Arvetta Sayre said they were married for over 25 years before her husband talked to her about the war. Like many veterans, he didn’t like talking about it. However, that changed when he began attending reunions of the 4th Infantry Division in 1998.
"He’s told me about what he saw," Arvetta Sayre said. "It’s a lot of horrible things."
With encouragement from his family, Denver Sayre wrote his life story and war experiences about five years ago before dementia set in. His wife made books with the stories for each of their children.
Denver Sayre’s stepdaughter Shawna Snyder, 60, contacted former Palomar College history professor Dr. Linda Dudik in San Marcos about his stories. She wanted Dudlik to preserve them on her website www.wwiiexperience.com.
Dudik visited Denver Sayre and viewed his war memorabilia. She was amazed by what he had saved. She has since posted his stories on her website and is asking people to send him thank you cards for his service.

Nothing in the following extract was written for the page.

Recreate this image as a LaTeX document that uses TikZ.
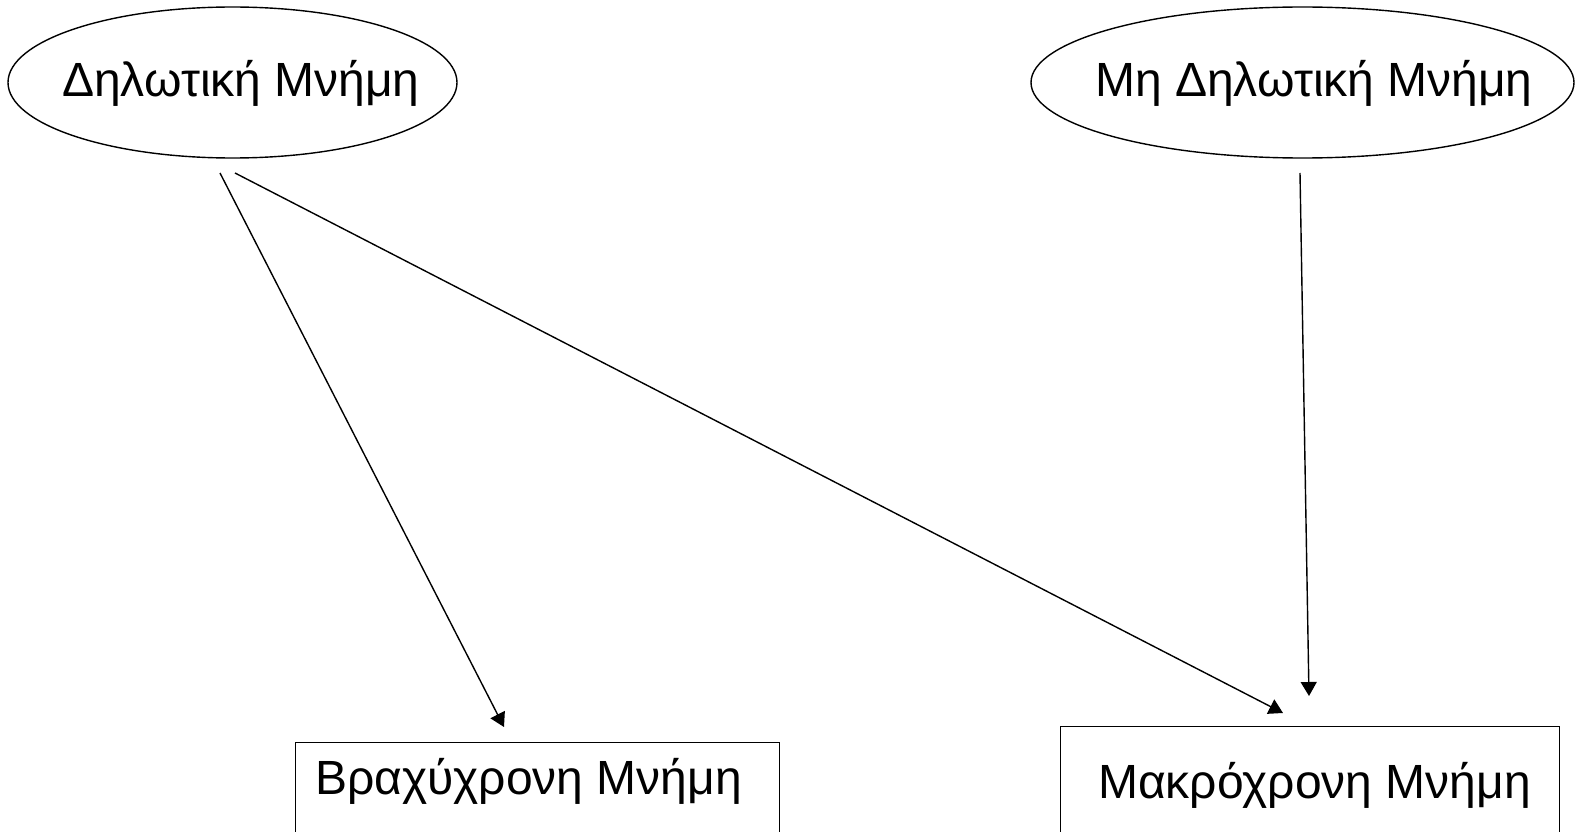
\documentclass[tikz,border=0pt]{standalone}
\usepackage{fontspec}
\setmainfont{Liberation Sans}
\usetikzlibrary{shapes.geometric,arrows.meta}
\begin{document}
\begin{tikzpicture}[x=1pt,y=-1pt,
  oval/.style={draw,ellipse,line width=1.4pt,inner sep=0pt},
  memtext/.style={anchor=base west,inner sep=0pt,font=\fontsize{48}{50}\selectfont},
  membox/.style={draw,rectangle,line width=1.4pt,inner sep=0pt,anchor=north west},
  conn/.style={line width=1.4pt,-{Triangle[length=14pt,width=16pt]}}]
\useasboundingbox (0,0) rectangle (1575,832);
\node[oval,minimum width=449pt,minimum height=151pt] (dl) at (232.5,82.5) {};
\node[memtext] (dlt) at (62,97) {Δηλωτική Μνήμη};
\node[oval,minimum width=543pt,minimum height=151pt] (ndl) at (1302.5,82.5) {};
\node[memtext] (ndlt) at (1095,97) {Μη Δηλωτική Μνήμη};
\node[membox,minimum width=484pt,minimum height=91pt] (br) at (295,742) {};
\node[memtext] (brt) at (315,794) {Βραχύχρονη Μνήμη};
\node[membox,minimum width=499pt,minimum height=107pt] (mk) at (1060,726) {};
\node[memtext] (mkt) at (1098,798) {Μακρόχρονη Μνήμη};
\coordinate (a1s) at (220,173);
\coordinate (a1e) at (504,727);
\coordinate (a2s) at (235,173);
\coordinate (a2e) at (1283,713);
\coordinate (a3s) at (1300,173);
\coordinate (a3e) at (1309,696);
\draw[conn] (a1s) -- (a1e);
\draw[conn] (a2s) -- (a2e);
\draw[conn] (a3s) -- (a3e);
\end{tikzpicture}
\end{document}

"With articles on the 70th anniversary of D-Day in the news come early June, people will want to thank Americans who were part of it," Dudik said. "Because Denver lives in your area, they have one such man they can say that ‘thank you’ to. He can represent so many others who are no longer with us."
Denver Sayre was awarded a Bronze Star for his service on D-Day.
"Everybody there deserved a Bronze Star," he commented. "We were all doing the same thing."
He wasn’t wounded during the war though he also saw heavy combat in the Hurtgen Forest Campaign and the Battle of the Bulge.
Arvetta Sayre joked that her short husband wasn’t wounded because Germans thought that all Americans were six feet tall so they shot over his head. She said he’s always been teased about his 5’, 1" height, but doesn’t mind.
Denver Sayre was drafted on October 30, 1941 as a private and was honorably discharged on September 11, 1945 as a private first class. He has no regrets about being in the war.
"I didn’t complain about it. I just knew it was our duty," he said.
Dudik said that thank you cards can be sent to Denver Sayre at 22764 Valley Vista Circle, Wildomar, CA 92595.